August 31, 2012 — At the end of last September, I wrote a column enthusiastically titled “Optimism for the New England Groundfishery.” My theory was that after a history of overfishing, subsequent belt tightening, and implementation of a new management system, the industry was on the cusp of recovery. The piece came out just days after New England’s beloved Red Sox sealed a historic September swoon, blowing a nine-game lead in just 24 days and losing the last game of the season in excruciating fashion to keep them out of last year’s playoffs. My assumption was that both the Sox and the groundfishery had nowhere to go but up.
Less than a month later, news broke that a new scientific assessment of Gulf of Maine cod, one of the fishery’s keystone species, showed it was in worse shape than scientists previously thought, and even if all fishing was halted, it would not recover by the end of its legally mandated timeline in 2014. As a result, fishermen saw their allowable catch of the fish reduced by more than 20 percent—an outcome all parties knew was just a one-year band-aid on what would have to be far more drastic cuts in 2013.
So much for optimism.
Similar results emerged as the cod assessment’s methodology was applied to other species in the fishery. Looking to 2013 the groundfishery now faces additional allowable catch cuts of 72 percent on Gulf of Maine cod, 70 percent on its cousin Georges Bank cod, 51 percent on yellowtail flounder, and 69 percent on American plaice, commonly known as sole. In the face of these numbers, it’s time to step back and reconceive of what this fishery can and should look like in the future.

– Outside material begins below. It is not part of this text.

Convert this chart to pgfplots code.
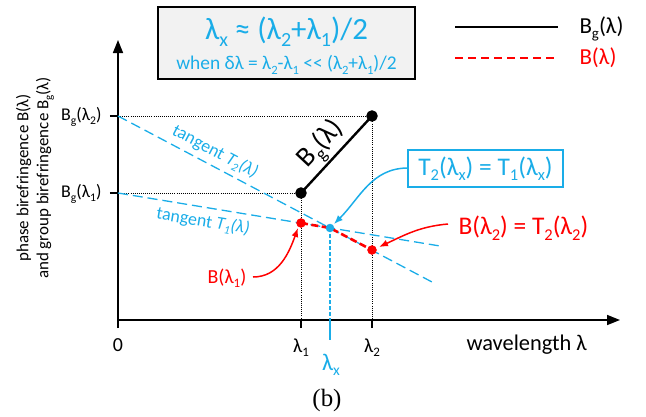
\documentclass[border=0pt]{standalone}
\usepackage{fontspec}
\setmainfont{Carlito}
\newfontfamily\seriffont{Liberation Serif}
\usepackage{graphicx}
\usepackage{pgfplots}
\pgfplotsset{compat=1.18}
\usetikzlibrary{arrows.meta}
\definecolor{lb}{HTML}{1AADE8}
\definecolor{rd}{HTML}{FF0000}
\definecolor{bx}{HTML}{F2F2F2}
\newcommand\sub[1]{\raisebox{-0.22em}{\scalebox{0.65}{#1}}}
\newcommand\fs[1]{\fontsize{#1}{#1}\selectfont}
\begin{document}
\begin{tikzpicture}
\begin{axis}[
 x=1bp, y=1bp, xmin=0, xmax=502, ymin=0, ymax=280,
 axis lines=left,
 axis line style={line width=1.6pt, -{Triangle[length=13bp,width=10bp]}},
 clip=false,
 xtick={0,183,254}, ytick={127,204},
 xticklabels={,,}, yticklabels={,},
 tick align=outside, major tick length=8bp,
 tick style={line width=1.4pt, black},
]
% invisible frame for page size
\path (axis cs:-118,-96) rectangle (axis cs:528,320);
% dotted guides
\addplot[black, line width=0.7pt, dash pattern=on 0.8pt off 1.3pt] coordinates {(0,204)(254,204)(254,0)};
\addplot[black, line width=0.7pt, dash pattern=on 0.8pt off 1.3pt] coordinates {(0,127)(183,127)(183,0)};
% tangents
\addplot[lb, line width=1.3pt, dash pattern=on 10bp off 5bp] coordinates {(0,204)(314,38)};
\addplot[lb, line width=1.3pt, dash pattern=on 10bp off 5bp] coordinates {(0,127)(322,74)};
% lambda_x vertical
\addplot[lb, line width=1.3pt, dash pattern=on 4bp off 2bp] coordinates {(212,92)(212,0)};
\addplot[lb, line width=1.6pt] coordinates {(212,0)(212,-20)};
% group birefringence
\addplot[black, line width=2.4pt, mark=*, mark size=4.5bp] coordinates {(183,127)(254,204)};
% phase birefringence
\addplot[rd, line width=2.6pt, dash pattern=on 7bp off 3.5bp] coordinates {(183,97)(212,92)(254,70)};
\addplot[rd, only marks, mark=*, mark size=4.5bp] coordinates {(183,97)(254,70)};
\addplot[lb, only marks, mark=*, mark size=4bp] coordinates {(212,92)};
% legend
\addplot[black, line width=2.4pt] coordinates {(337,293)(440,293)};
\addplot[rd, line width=2.6pt, dash pattern=on 8bp off 5bp] coordinates {(337,262)(440,262)};
\node[anchor=west, font=\fs{23}] at (axis cs:458,291) {B\sub{g}(λ)};
\node[anchor=west, font=\fs{23}, text=rd] at (axis cs:458,262) {B(λ)};
% title box
\node[draw=black, line width=1.8pt, fill=bx, minimum width=257bp, minimum height=72bp, inner sep=0pt] at (axis cs:168.5,277) {};
\node[text=lb, font=\fs{31}] at (axis cs:168.5,288) {λ\sub{x} ≈ (λ\sub{2}+λ\sub{1})/2};
\node[text=lb, font=\fs{19.5}] at (axis cs:168.5,255) {when δλ = λ\sub{2}-λ\sub{1} <\kern0pt< (λ\sub{2}+λ\sub{1})/2};
% axis labels and ticks
\node[rotate=90, align=center, font=\fontsize{17}{20}\selectfont] at (axis cs:-83,142) {phase birefringence B(λ)\\and group birefringence B\sub{g}(λ)};
\node[anchor=east, font=\fs{18}] at (axis cs:-13,203) {B\sub{g}(λ\sub{2})};
\node[anchor=east, font=\fs{18}] at (axis cs:-13,126) {B\sub{g}(λ\sub{1})};
\node[font=\fs{20}] at (axis cs:0,-25) {0};
\node[font=\fs{20}] at (axis cs:183,-28) {λ\sub{1}};
\node[font=\fs{20}] at (axis cs:254,-28) {λ\sub{2}};
\node[font=\fs{24}, text=lb] at (axis cs:213,-45) {λ\sub{x}};
\node[anchor=west, font=\fs{22.5}] at (axis cs:345,-25) {wavelength λ};
\node[font=\seriffont\fs{25}] at (axis cs:209,-81) {(b)};
% annotations
\node[rotate=47, font=\fs{28}] at (axis cs:204,175) {B\sub{g}(λ)};
\node[rotate=-27.8, font=\fs{18}, text=lb] at (axis cs:97,168) {tangent \textit{T\sub{2}(λ)}};
\node[rotate=-9.3, font=\fs{18}, text=lb] at (axis cs:85,98) {tangent \textit{T\sub{1}(λ)}};
\node[draw=lb, line width=1.5pt, fill=white, minimum width=155bp, minimum height=37bp, inner sep=0pt, text=lb, font=\fs{25.5}] at (axis cs:367.5,151.5) {T\sub{2}(λ\sub{x}) = T\sub{1}(λ\sub{x})};
\draw[lb, line width=1.5pt, -{Latex[length=9bp,width=7bp]}] (axis cs:290,152) to[out=180, in=45] (axis cs:216,96);
\node[anchor=west, text=rd, font=\fs{25.5}] at (axis cs:337,92) {B(λ\sub{2}) = T\sub{2}(λ\sub{2})};
\draw[rd, line width=1.5pt, -{Latex[length=9bp,width=7bp]}] (axis cs:330,96) to[out=185, in=25] (axis cs:261,73);
\node[text=rd, font=\fs{20}] at (axis cs:109,42) {B(λ\sub{1})};
\draw[rd, line width=1.5pt, -{Latex[length=9bp,width=7bp]}] (axis cs:135,43) to[out=0, in=-110] (axis cs:180,92);
\end{axis}
\end{tikzpicture}
\end{document}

As I detailed in my report, “The Future of America’s First Fishery,” the New England groundfishery had a decades-old history of overfishing. In recent years that practice has almost entirely been curtailed as legally mandated catch limits kept total harvest to sustainable levels. But populations left decimated by past overexploitation have been slow to rebuild, as the recent assessments indicate.
Some fishermen believe the 2011 assessments are too pessimistic and don’t reflect the reality on and under the water. Their arguments would be stronger if their nets were bursting with fish and they were pushing the limits of their annual quotas. But this has not been the case.
According to the National Ocean and Atmospheric Administration’s data, as of August 23 nearly one-third of the way through the fishing year, not a single major groundfish stock had exceeded 33 percent of its annual quota (though Gulf of Maine winter flounder was at 32.3 percent), and groundfish-sector fishermen had only caught 16 percent of their allocated Gulf of Maine cod. The most likely explanation for this is that fishermen simply aren’t finding the fish.
Despite the evidence on the docks and in the processing houses, in an editorial this week, the fishing industry-friendly Gloucester Daily Times perpetuated a myth that has formed the foundation of much of its coverage of the groundfishery, saying, “The only way to fix the ongoing economic fisheries disaster is to address the cause of the disaster itself — and that’s [National Ocean and Atmospheric Administration Administrator Jane] Lubchenco’s, NOAA’s and the corporately-driven Environmental Defense Fund’s job-killing catch share management system.”
The Times’s endless scapegoating of Lubchenco and NOAA is not only factually incorrect, it actively works against the best interests of the fishery. It doesn’t matter how we manage a fishery if there aren’t enough fish to fill nets.
Management systems didn’t cause these fish to disappear. Overfishing in the 1980s and early 1990s took care of that. And now environmental conditions and global climate change are making it harder for those fish to replenish themselves even as fishermen have dialed back their effort.
We’ve seen this story before, in this same fishery, just northeast of the international boundary line in Newfoundland, where cod crashed in the 1990s and have yet to recover. It may not be too late for New England to avoid this fate, but to do so will require a major cultural shift.
Several New England governors have asked the secretary of commerce and NOAA to declare a federal fishery disaster. If a declaration is granted—which it should be—and Congress appropriates money for disaster relief, all stakeholders must be prepared to use that funding to make drastic changes in this fishery. Not to a regulatory system that the Times and others would like to blame, but to the root problem: Too many boats chasing too few fish.
As painful as it will be for many fishermen whose livelihoods, culture, and generational history is inextricably tied to the groundfishery, the time has come for all fishery stakeholders to look at the big picture. Right now, this resource cannot sustain the fishing pressure being brought to bear by the fleet. Whether by design or by natural attrition, boats will have to drop out of this fishery.